Given task
Please quote exactly the lines below from the line containing "What Plotly code" to the line containing "marker=dict(color=col, line=dict(color=EDGE, width=1.2))))", both lines included, and nothing else.

### Data shown ###

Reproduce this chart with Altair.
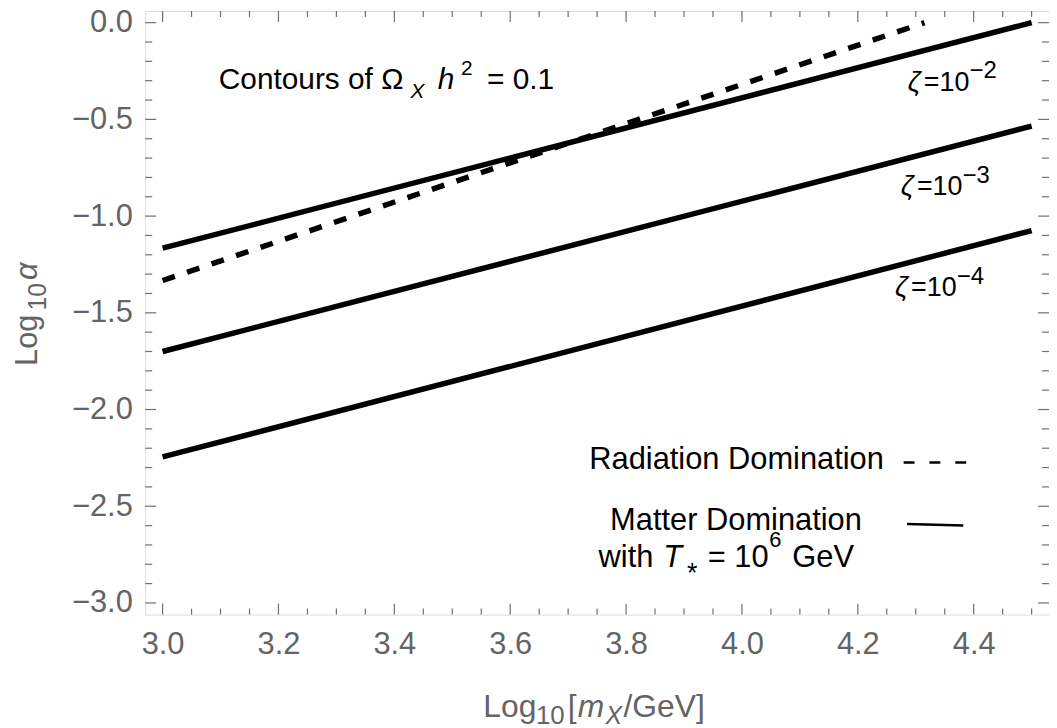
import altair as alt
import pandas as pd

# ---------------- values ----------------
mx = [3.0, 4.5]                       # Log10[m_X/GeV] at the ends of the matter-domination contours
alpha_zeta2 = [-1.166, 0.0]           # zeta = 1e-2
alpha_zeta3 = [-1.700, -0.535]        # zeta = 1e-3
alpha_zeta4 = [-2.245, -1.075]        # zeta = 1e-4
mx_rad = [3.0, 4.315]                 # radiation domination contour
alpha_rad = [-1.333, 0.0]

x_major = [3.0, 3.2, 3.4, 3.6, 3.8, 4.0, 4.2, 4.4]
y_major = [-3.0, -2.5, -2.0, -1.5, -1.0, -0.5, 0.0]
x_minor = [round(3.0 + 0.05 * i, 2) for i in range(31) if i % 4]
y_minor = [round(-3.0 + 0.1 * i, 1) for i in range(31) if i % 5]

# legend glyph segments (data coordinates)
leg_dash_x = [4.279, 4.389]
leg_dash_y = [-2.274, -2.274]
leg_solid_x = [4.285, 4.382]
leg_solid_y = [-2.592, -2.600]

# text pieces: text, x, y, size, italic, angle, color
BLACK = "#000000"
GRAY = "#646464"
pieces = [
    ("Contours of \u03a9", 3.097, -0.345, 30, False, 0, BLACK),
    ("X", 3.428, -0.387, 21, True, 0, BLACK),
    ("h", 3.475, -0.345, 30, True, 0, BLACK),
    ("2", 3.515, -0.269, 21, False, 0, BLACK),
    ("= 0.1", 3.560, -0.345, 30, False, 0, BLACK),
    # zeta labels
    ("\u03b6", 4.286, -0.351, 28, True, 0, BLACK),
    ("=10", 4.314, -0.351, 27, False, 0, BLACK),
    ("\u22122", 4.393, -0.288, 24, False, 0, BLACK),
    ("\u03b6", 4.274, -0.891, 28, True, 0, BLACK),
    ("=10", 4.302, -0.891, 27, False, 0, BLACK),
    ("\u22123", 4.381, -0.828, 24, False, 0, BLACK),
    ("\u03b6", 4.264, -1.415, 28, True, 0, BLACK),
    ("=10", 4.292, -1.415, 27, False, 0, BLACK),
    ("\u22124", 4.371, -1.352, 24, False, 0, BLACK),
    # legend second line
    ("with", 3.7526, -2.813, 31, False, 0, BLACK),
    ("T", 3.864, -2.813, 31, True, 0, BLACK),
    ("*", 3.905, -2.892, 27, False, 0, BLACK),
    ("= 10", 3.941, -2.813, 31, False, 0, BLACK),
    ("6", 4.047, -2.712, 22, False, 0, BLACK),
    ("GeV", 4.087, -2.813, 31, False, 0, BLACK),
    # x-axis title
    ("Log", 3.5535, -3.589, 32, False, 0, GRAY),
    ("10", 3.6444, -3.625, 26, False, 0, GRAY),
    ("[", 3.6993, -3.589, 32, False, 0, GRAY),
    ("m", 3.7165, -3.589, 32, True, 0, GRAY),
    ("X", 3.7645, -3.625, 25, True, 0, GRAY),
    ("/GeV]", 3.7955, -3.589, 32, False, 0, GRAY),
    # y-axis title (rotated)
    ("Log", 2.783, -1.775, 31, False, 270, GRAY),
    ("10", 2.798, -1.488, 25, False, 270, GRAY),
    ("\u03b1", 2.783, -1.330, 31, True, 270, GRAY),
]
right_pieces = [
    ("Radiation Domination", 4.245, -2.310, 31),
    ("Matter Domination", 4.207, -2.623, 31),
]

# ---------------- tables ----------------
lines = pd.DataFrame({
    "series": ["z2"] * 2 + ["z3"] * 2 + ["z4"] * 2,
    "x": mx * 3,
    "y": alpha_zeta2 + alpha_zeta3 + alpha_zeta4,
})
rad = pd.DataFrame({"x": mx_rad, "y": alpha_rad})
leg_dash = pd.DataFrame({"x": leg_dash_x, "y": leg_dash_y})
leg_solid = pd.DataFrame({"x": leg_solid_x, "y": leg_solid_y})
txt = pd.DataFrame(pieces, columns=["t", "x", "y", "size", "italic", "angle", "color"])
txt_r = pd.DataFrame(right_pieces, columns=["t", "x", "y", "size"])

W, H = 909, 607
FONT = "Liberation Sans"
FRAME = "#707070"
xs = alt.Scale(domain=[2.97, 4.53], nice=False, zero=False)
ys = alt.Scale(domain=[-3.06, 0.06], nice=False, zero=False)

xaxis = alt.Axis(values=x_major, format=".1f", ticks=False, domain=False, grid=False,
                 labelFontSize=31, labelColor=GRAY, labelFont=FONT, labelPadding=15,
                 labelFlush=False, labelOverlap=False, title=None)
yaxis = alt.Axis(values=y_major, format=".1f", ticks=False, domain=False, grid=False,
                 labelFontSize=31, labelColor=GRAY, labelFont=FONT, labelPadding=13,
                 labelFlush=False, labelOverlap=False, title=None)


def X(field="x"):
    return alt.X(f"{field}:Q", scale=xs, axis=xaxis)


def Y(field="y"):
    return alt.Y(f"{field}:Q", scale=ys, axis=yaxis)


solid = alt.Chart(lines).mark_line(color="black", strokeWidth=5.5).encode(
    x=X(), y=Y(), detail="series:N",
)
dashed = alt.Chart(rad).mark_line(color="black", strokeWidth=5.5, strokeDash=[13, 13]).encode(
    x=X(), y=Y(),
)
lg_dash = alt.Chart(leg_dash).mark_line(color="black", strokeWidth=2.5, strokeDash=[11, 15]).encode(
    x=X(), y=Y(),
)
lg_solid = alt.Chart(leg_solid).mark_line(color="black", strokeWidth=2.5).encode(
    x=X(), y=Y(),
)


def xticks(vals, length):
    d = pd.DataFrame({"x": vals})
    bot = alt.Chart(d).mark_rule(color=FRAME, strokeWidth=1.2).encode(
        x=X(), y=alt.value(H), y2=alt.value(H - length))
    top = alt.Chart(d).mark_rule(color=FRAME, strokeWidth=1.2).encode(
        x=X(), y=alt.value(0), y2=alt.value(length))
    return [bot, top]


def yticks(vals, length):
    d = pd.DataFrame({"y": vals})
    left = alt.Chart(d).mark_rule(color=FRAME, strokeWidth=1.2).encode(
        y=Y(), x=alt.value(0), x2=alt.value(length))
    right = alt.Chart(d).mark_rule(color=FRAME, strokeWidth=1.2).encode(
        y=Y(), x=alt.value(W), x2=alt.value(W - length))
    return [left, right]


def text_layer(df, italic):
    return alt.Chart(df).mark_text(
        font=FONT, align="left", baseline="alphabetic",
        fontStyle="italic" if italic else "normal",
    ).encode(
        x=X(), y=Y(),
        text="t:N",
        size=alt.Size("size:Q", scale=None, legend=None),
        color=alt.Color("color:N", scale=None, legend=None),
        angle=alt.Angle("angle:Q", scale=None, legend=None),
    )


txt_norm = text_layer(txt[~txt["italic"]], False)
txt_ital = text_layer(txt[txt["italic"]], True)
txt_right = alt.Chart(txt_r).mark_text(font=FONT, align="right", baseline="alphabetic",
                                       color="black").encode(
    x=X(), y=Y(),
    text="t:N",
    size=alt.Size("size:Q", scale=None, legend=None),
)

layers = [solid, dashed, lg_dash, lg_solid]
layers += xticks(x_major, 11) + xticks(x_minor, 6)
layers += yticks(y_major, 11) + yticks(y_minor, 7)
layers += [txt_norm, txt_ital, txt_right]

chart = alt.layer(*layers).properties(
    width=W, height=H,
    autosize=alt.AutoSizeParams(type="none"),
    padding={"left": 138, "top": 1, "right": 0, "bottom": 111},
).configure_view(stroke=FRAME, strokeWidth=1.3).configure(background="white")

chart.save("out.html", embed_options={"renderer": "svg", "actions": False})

###
### Data shown ###

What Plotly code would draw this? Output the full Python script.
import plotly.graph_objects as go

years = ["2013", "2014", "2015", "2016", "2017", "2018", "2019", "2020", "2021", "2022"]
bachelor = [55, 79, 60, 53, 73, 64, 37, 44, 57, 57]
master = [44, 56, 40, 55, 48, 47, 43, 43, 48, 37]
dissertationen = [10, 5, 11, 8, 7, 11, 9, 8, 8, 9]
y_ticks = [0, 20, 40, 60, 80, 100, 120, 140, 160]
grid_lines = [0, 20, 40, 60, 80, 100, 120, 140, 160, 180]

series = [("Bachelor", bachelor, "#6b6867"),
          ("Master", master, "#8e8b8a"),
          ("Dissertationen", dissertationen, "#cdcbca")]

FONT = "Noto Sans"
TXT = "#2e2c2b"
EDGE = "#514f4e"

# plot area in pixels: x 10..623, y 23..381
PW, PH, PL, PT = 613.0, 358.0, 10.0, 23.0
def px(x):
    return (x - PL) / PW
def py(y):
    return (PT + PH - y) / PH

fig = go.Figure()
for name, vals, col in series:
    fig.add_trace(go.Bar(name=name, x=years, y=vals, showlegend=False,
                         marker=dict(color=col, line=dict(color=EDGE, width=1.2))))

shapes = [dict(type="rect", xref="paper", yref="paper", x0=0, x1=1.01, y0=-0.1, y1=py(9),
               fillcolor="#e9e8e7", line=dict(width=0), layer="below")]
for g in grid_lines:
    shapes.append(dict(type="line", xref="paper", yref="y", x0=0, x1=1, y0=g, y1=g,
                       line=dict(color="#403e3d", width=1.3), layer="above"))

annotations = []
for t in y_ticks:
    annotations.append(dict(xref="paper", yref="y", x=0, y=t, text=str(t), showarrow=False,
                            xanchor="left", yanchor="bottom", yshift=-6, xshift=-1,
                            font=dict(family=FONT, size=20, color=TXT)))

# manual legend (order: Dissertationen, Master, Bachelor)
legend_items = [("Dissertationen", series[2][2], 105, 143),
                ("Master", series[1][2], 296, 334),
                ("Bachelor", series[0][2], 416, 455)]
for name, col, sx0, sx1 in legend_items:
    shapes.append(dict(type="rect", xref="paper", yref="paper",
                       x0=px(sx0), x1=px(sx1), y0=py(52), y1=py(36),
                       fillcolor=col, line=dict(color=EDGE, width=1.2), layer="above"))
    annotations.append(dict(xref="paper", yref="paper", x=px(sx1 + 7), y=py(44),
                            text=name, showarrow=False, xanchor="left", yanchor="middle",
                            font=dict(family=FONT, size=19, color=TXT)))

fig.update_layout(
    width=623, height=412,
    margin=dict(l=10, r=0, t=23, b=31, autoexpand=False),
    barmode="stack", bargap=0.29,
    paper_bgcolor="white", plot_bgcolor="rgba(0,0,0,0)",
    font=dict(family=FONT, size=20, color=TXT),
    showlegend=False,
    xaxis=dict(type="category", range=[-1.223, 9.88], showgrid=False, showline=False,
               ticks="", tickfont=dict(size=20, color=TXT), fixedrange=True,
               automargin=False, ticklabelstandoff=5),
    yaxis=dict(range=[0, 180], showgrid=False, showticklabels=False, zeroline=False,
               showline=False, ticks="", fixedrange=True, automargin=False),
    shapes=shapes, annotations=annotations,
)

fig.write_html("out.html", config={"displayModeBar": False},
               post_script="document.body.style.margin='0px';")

###

Task answer
What Plotly code would draw this? Output the full Python script.
import plotly.graph_objects as go

years = ["2013", "2014", "2015", "2016", "2017", "2018", "2019", "2020", "2021", "2022"]
bachelor = [55, 79, 60, 53, 73, 64, 37, 44, 57, 57]
master = [44, 56, 40, 55, 48, 47, 43, 43, 48, 37]
dissertationen = [10, 5, 11, 8, 7, 11, 9, 8, 8, 9]
y_ticks = [0, 20, 40, 60, 80, 100, 120, 140, 160]
grid_lines = [0, 20, 40, 60, 80, 100, 120, 140, 160, 180]

series = [("Bachelor", bachelor, "#6b6867"),
          ("Master", master, "#8e8b8a"),
          ("Dissertationen", dissertationen, "#cdcbca")]

FONT = "Noto Sans"
TXT = "#2e2c2b"
EDGE = "#514f4e"

# plot area in pixels: x 10..623, y 23..381
PW, PH, PL, PT = 613.0, 358.0, 10.0, 23.0
def px(x):
    return (x - PL) / PW
def py(y):
    return (PT + PH - y) / PH

fig = go.Figure()
for name, vals, col in series:
    fig.add_trace(go.Bar(name=name, x=years, y=vals, showlegend=False,
                         marker=dict(color=col, line=dict(color=EDGE, width=1.2))))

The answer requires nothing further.